Now, let us apply the formula for the ${{n}^{th}}$ term of an A.P for the ${{19}^{th}}$ term.
$\begin{align}
  & \Rightarrow {{a}_{19}}=a+\left( 19-1 \right)d \\
 & \Rightarrow {{a}_{19}}=a+18d \\
\end{align}$
Now, as the ${{19}^{th}}$ term of an A.P is zero, let us equate the above value to zero. Then we get,
$\begin{align}
  & \Rightarrow {{a}_{19}}=a+18d=0 \\
 & \Rightarrow a=-18d...........\left( 1 \right) \\
\end{align}$
We need to find the ratio of ${{49}^{th}}$ term and ${{29}^{th}}$ term.
First let us find the value of ${{49}^{th}}$ term.
Using the formula for the ${{n}^{th}}$ term of an A.P for the ${{49}^{th}}$ term, we can write it as,
\[\begin{align}
  & \Rightarrow {{a}_{49}}=a+\left( 49-1 \right)d \\
 & \Rightarrow {{a}_{49}}=a+48d \\
\end{align}\]
Now, let us substitute the value of $a$ obtained above in the equation (1) here. Then we get,
\[\begin{align}
  & \Rightarrow {{a}_{49}}=\left( -18d \right)+48d \\
 & \Rightarrow {{a}_{49}}=30d..............\left( 2 \right) \\
\end{align}\]
Now let us consider the ${{29}^{th}}$ term.

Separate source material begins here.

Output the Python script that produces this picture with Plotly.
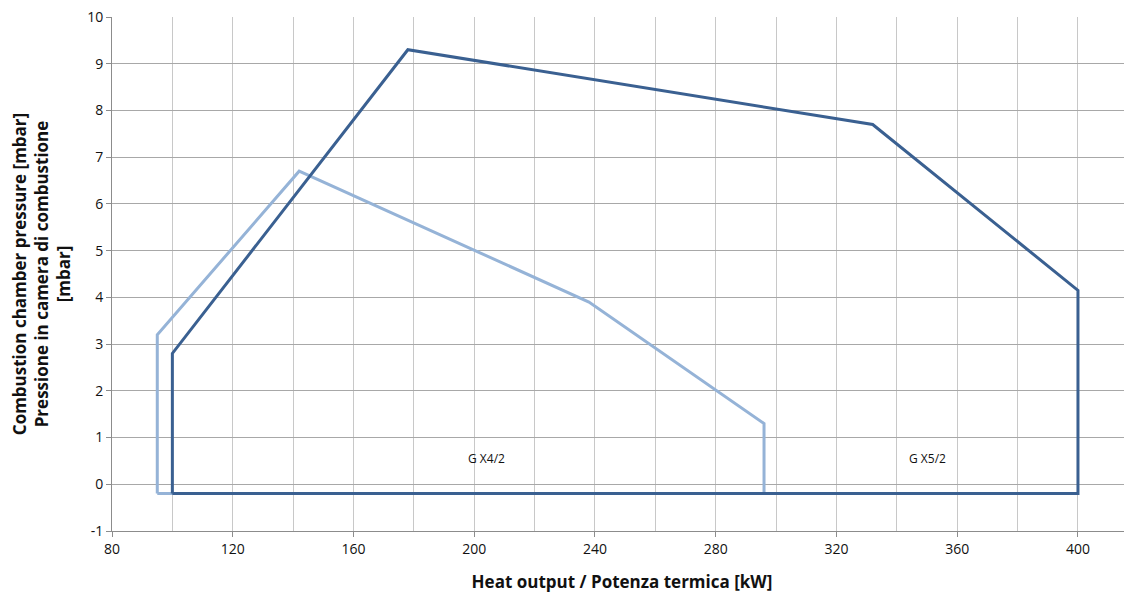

Using the formula for the ${{n}^{th}}$ term of an A.P for the ${{29}^{th}}$ term, we can write it as,
\[\begin{align}
  & \Rightarrow {{a}_{29}}=a+\left( 29-1 \right)d \\
 & \Rightarrow {{a}_{29}}=a+28d \\
\end{align}\]
Now, let us substitute the value of $a$ obtained above in the equation (1) here. Then we get,
\[\begin{align}
  & \Rightarrow {{a}_{29}}=\left( -18d \right)+28d \\
 & \Rightarrow {{a}_{29}}=10d.............\left( 3 \right) \\
\end{align}\]
As we need to find the ratio of ${{49}^{th}}$ term and ${{29}^{th}}$ term, let us divide them
$\Rightarrow \dfrac{{{a}_{49}}}{{{a}_{29}}}$
Now let us substitute the values of those terms from equation (2) and equation (3). Then we get,
$\begin{align}
  & \Rightarrow \dfrac{{{a}_{49}}}{{{a}_{29}}}=\dfrac{30d}{10d} \\
 & \Rightarrow \dfrac{{{a}_{49}}}{{{a}_{29}}}=\dfrac{3}{1} \\
\end{align}$
So, ratio of ${{49}^{th}}$ term and ${{29}^{th}}$ term is 3:1. Hence answer is Option A.

Note: There is a possibility of one making a mistake while solving this problem by taking the formula for the ${{n}^{th}}$ term as ${{a}_{n}}=\dfrac{n}{2}\left( 2a+\left( n-1 \right)d \right)$. But it is the formula for the sum of first $n$ terms of an A.P not for the ${{n}^{th}}$ term of the A.P.